Go over the listing below line by line and tally those containing "React". Give only the tally.
-=-=-=-=-
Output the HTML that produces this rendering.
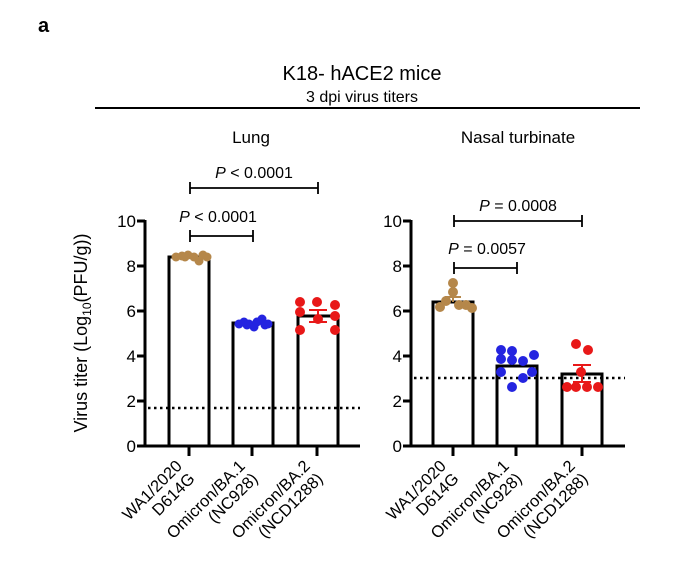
<!DOCTYPE html>
<html><head><style>
body{margin:0;background:#fff}
svg{display:block;font-family:"Liberation Sans",Arial,sans-serif}
</style></head><body>
<svg width="685" height="577" viewBox="0 0 685 577">
<text x="38" y="32" font-size="20" font-weight="bold">a</text>
<text x="362" y="80" font-size="20" text-anchor="middle">K18- hACE2 mice</text>
<text x="362" y="102" font-size="16" text-anchor="middle">3 dpi virus titers</text>
<line x1="95" y1="108" x2="640" y2="108" stroke="#000" stroke-width="2"/>
<text x="251" y="143" font-size="17" text-anchor="middle">Lung</text>
<text x="518" y="143" font-size="17" text-anchor="middle">Nasal turbinate</text>
<text transform="translate(87,333) rotate(-90)" font-size="18" text-anchor="middle">Virus titer (Log<tspan font-size="12" dy="4">10</tspan><tspan dy="-4">(PFU/g))</tspan></text>

<g stroke="#000" stroke-width="3" fill="none">
<line x1="145" y1="220" x2="145" y2="447"/>
<line x1="143" y1="446" x2="360" y2="446"/>
<line x1="137" y1="221" x2="145" y2="221"/><line x1="137" y1="266" x2="145" y2="266"/><line x1="137" y1="311" x2="145" y2="311"/><line x1="137" y1="356" x2="145" y2="356"/><line x1="137" y1="401" x2="145" y2="401"/><line x1="137" y1="446" x2="145" y2="446"/>
<line x1="189" y1="446" x2="189" y2="456"/><line x1="252" y1="446" x2="252" y2="456"/><line x1="317" y1="446" x2="317" y2="456"/>
<rect x="169" y="257" width="40" height="189"/>
<rect x="233" y="323" width="40" height="123"/>
<rect x="298" y="316" width="40" height="130"/>
<line x1="411" y1="220" x2="411" y2="447"/>
<line x1="409" y1="446" x2="625" y2="446"/>
<line x1="403" y1="221" x2="411" y2="221"/><line x1="403" y1="266" x2="411" y2="266"/><line x1="403" y1="311" x2="411" y2="311"/><line x1="403" y1="356" x2="411" y2="356"/><line x1="403" y1="401" x2="411" y2="401"/><line x1="403" y1="446" x2="411" y2="446"/>
<line x1="453" y1="446" x2="453" y2="456"/><line x1="516" y1="446" x2="516" y2="456"/><line x1="582" y1="446" x2="582" y2="456"/>
<rect x="433" y="302" width="40" height="144"/>
<rect x="497" y="366" width="40" height="80"/>
<rect x="562" y="374" width="40" height="72"/>
</g>
<g stroke="#000" stroke-width="2.5" stroke-dasharray="2.5,3.5">
<line x1="148" y1="408" x2="360" y2="408"/>
<line x1="414" y1="378" x2="625" y2="378"/>
</g>
<g font-size="17" text-anchor="end">
<text x="136" y="227">10</text><text x="136" y="272">8</text><text x="136" y="317">6</text><text x="136" y="362">4</text><text x="136" y="407">2</text><text x="136" y="452">0</text>
<text x="402" y="227">10</text><text x="402" y="272">8</text><text x="402" y="317">6</text><text x="402" y="362">4</text><text x="402" y="407">2</text><text x="402" y="452">0</text>
</g>
<g stroke="#000" stroke-width="1.8">
<line x1="190" y1="188" x2="318" y2="188"/><line x1="190" y1="182" x2="190" y2="194"/><line x1="318" y1="182" x2="318" y2="194"/>
<line x1="190" y1="236" x2="253" y2="236"/><line x1="190" y1="230" x2="190" y2="242"/><line x1="253" y1="230" x2="253" y2="242"/>
<line x1="454" y1="221" x2="582" y2="221"/><line x1="454" y1="215" x2="454" y2="227"/><line x1="582" y1="215" x2="582" y2="227"/>
<line x1="454" y1="268" x2="517" y2="268"/><line x1="454" y1="262" x2="454" y2="274"/><line x1="517" y1="262" x2="517" y2="274"/>
</g>
<g font-size="16" text-anchor="middle">
<text x="254" y="178"><tspan font-style="italic">P</tspan> &lt; 0.0001</text>
<text x="218" y="222"><tspan font-style="italic">P</tspan> &lt; 0.0001</text>
<text x="518" y="211"><tspan font-style="italic">P</tspan> = 0.0008</text>
<text x="487" y="254"><tspan font-style="italic">P</tspan> = 0.0057</text>
</g>
<g fill="#b5874a">
<circle cx="176" cy="257" r="4.5"/><circle cx="182" cy="256" r="4.5"/><circle cx="188" cy="255" r="4.5"/><circle cx="194" cy="257" r="4.5"/><circle cx="199" cy="261" r="4.5"/><circle cx="203" cy="255" r="4.5"/><circle cx="207" cy="257" r="4.5"/><circle cx="185" cy="257" r="4.5"/>
<circle cx="440" cy="307" r="5"/><circle cx="446" cy="301" r="5"/><circle cx="453" cy="283" r="5"/><circle cx="453" cy="292" r="5"/><circle cx="459" cy="305" r="5"/><circle cx="466" cy="305" r="5"/><circle cx="472" cy="308" r="5"/>
</g>
<g fill="#2424e0">
<circle cx="239" cy="324" r="4.5"/><circle cx="244" cy="322" r="4.5"/><circle cx="249" cy="324" r="4.5"/><circle cx="254" cy="327" r="4.5"/><circle cx="257" cy="322" r="4.5"/><circle cx="262" cy="319" r="4.5"/><circle cx="265" cy="325" r="4.5"/><circle cx="268" cy="324" r="4.5"/><circle cx="247" cy="325" r="4.5"/>
<circle cx="501" cy="350" r="5"/><circle cx="512" cy="351" r="5"/><circle cx="534" cy="355" r="5"/><circle cx="501" cy="359" r="5"/><circle cx="512" cy="360" r="5"/><circle cx="523" cy="361" r="5"/><circle cx="501" cy="372" r="5"/><circle cx="532" cy="372" r="5"/><circle cx="523" cy="378" r="5"/><circle cx="512" cy="387" r="5"/>
</g>
<g fill="#e81818">
<circle cx="300" cy="302" r="5"/><circle cx="317" cy="302" r="5"/><circle cx="335" cy="305" r="5"/><circle cx="300" cy="312" r="5"/><circle cx="318" cy="319" r="5"/><circle cx="335" cy="316" r="5"/><circle cx="300" cy="330" r="5"/><circle cx="335" cy="330" r="5"/>
<circle cx="576" cy="344" r="5"/><circle cx="588" cy="350" r="5"/><circle cx="581" cy="372" r="5"/><circle cx="567" cy="387" r="5"/><circle cx="576" cy="387" r="5"/><circle cx="587" cy="387" r="5"/><circle cx="598" cy="387" r="5"/>
</g>
<g stroke="#b5874a" stroke-width="2"><line x1="445" y1="297" x2="461" y2="297"/><line x1="453" y1="297" x2="453" y2="302"/></g>
<g stroke="#e81818" stroke-width="2"><line x1="309" y1="310" x2="327" y2="310"/><line x1="318" y1="310" x2="318" y2="322"/><line x1="309" y1="322" x2="327" y2="322"/>
<line x1="573" y1="365" x2="591" y2="365"/><line x1="582" y1="365" x2="582" y2="382"/><line x1="573" y1="382" x2="591" y2="382"/></g>
<g font-size="16.5" text-anchor="end">
<g transform="translate(183,467) rotate(-45)"><text x="0" y="0">WA1/2020</text><text x="0" y="18">D614G</text></g>
<g transform="translate(246,467) rotate(-45)"><text x="0" y="0">Omicron/BA.1</text><text x="0" y="18">(NC928)</text></g>
<g transform="translate(311,467) rotate(-45)"><text x="0" y="0">Omicron/BA.2</text><text x="0" y="18">(NCD1288)</text></g>
<g transform="translate(447,467) rotate(-45)"><text x="0" y="0">WA1/2020</text><text x="0" y="18">D614G</text></g>
<g transform="translate(510,467) rotate(-45)"><text x="0" y="0">Omicron/BA.1</text><text x="0" y="18">(NC928)</text></g>
<g transform="translate(576,467) rotate(-45)"><text x="0" y="0">Omicron/BA.2</text><text x="0" y="18">(NCD1288)</text></g>
</g>
</svg>
</body></html>
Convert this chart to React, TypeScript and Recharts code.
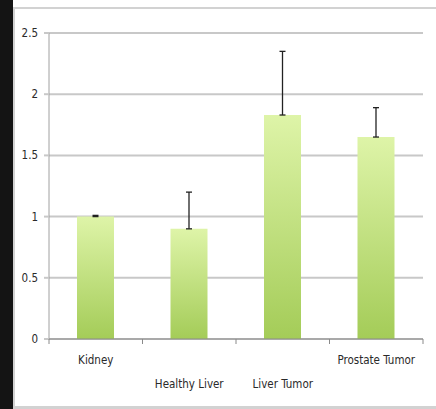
import React from "react";
import { BarChart, Bar, XAxis, YAxis, CartesianGrid, ErrorBar } from "recharts";

const categories = ["Kidney", "Healthy Liver", "Liver Tumor", "Prostate Tumor"];
const values = [1.0, 0.9, 1.83, 1.65];
const upperErrors = [0.01, 0.3, 0.52, 0.24];
const yTicks = [0, 0.5, 1, 1.5, 2, 2.5];
const labelRow = [0, 1, 1, 0];

const data = categories.map((name, i) => ({
  name,
  value: values[i],
  err: [0, upperErrors[i]],
}));

const FONT = "'DejaVu Sans Condensed', 'Liberation Sans Narrow', sans-serif";

const XTick = (props: any) => {
  const { x, y, payload, index } = props;
  const half = payload && payload.offset ? payload.offset : 46.75;
  const row = labelRow[index] || 0;
  return (
    <g>
      <line x1={x - half} y1={y - 8} x2={x - half} y2={y - 3} stroke="#8a8a8a" strokeWidth={1} />
      {index === categories.length - 1 && (
        <line x1={x + half} y1={y - 8} x2={x + half} y2={y - 3} stroke="#8a8a8a" strokeWidth={1} />
      )}
      <text
        x={x}
        y={y + 17 + row * 24}
        textAnchor="middle"
        fontFamily={FONT}
        fontSize={11.5}
        fill="#2a2a2a"
      >
        {payload.value}
      </text>
    </g>
  );
};

export default function App() {
  return (
    <div
      style={{
        position: "absolute",
        left: 0,
        top: 0,
        width: 436,
        height: 409,
        background: "#fff",
        overflow: "hidden",
      }}
    >
      <div style={{ position: "absolute", left: 0, top: 0, width: 13, height: 409, background: "#141414" }} />
      <div
        style={{
          position: "absolute",
          left: 13,
          top: 7,
          width: 440,
          height: 397,
          borderTop: "2px solid #d2d2d2",
          borderLeft: "2px solid #d2d2d2",
          borderBottom: "3px solid #d2d2d2",
        }}
      />
      <div style={{ position: "absolute", left: 0, top: 0 }}>
        <BarChart
          width={436}
          height={409}
          data={data}
          margin={{ top: 33, right: 13, bottom: 10, left: 9 }}
        >
          <defs>
            <linearGradient id="barGrad" x1="0" y1="0" x2="0" y2="1">
              <stop offset="0%" stopColor="#def4a8" />
              <stop offset="100%" stopColor="#a4cc58" />
            </linearGradient>
          </defs>
          <CartesianGrid vertical={false} stroke="#c8c8c8" strokeWidth={2} />
          <XAxis
            dataKey="name"
            height={60}
            axisLine={{ stroke: "#8a8a8a", strokeWidth: 1 }}
            tickLine={false}
            tick={<XTick />}
            interval={0}
          />
          <YAxis
            width={40}
            domain={[0, 2.5]}
            ticks={yTicks}
            axisLine={{ stroke: "#a0a0a0", strokeWidth: 1 }}
            tickLine={{ stroke: "#c8c8c8", strokeWidth: 2 }}
            tickSize={5}
            tickMargin={6}
            tick={{ fontFamily: FONT, fontSize: 11.5, fill: "#2a2a2a" }}
          />
          <Bar dataKey="value" fill="url(#barGrad)" barSize={37} isAnimationActive={false}>
            <ErrorBar dataKey="err" width={3} stroke="#222" strokeWidth={1.3} direction="y" />
          </Bar>
        </BarChart>
      </div>
    </div>
  );
}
-=-=-=-=-
* [Response to the task] 2